Photoinduced band renormalization effects in the topological nodal-line semimetal ZrSiS

Out-of-equilibrium effects provide an elegant pathway for probing and understanding the underlying physics of topological materials. In particular, controlling electronic band structure properties using ultrafast optical pulses has shown promise for creating exotic states of matter. Of recent interest is band renormalization in Dirac and Weyl semimetals as it leads to direct physical observables through the enhancement of the effective mass or in the shift of resonant energies. Here we provide experimental and theoretical signatures of photoinduced renormalization of the electronic band structure in the topological nodal-line semimetal ZrSiS. Specifically, we show how the change in the transient reflectivity spectra under femtosecond optical excitations is induced by out-of-equilibrium effects that renormalize the kinetic energy of electrons.

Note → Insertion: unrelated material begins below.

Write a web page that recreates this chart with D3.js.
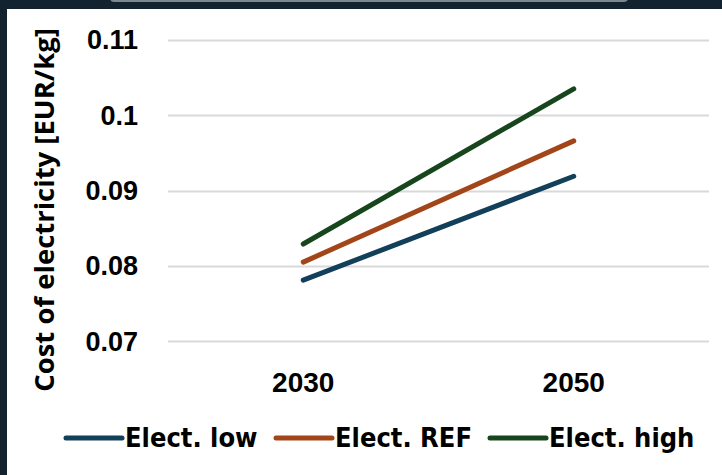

We associate the observed spectral features with an enhancement of the effective mass and to a redshift of the resonant frequency as a function of pump field strength. Finally, we show that the transient relaxation dynamics of the reflectivity is primarily an electronic effect with a negligible phononic contribution. Our study presents conclusive modifications of electronic properties in ZrSiS using ultrashort pulses and demonstrates the potential of this approach in creating photoinduced phases in topological quantum matter through an all-optical route.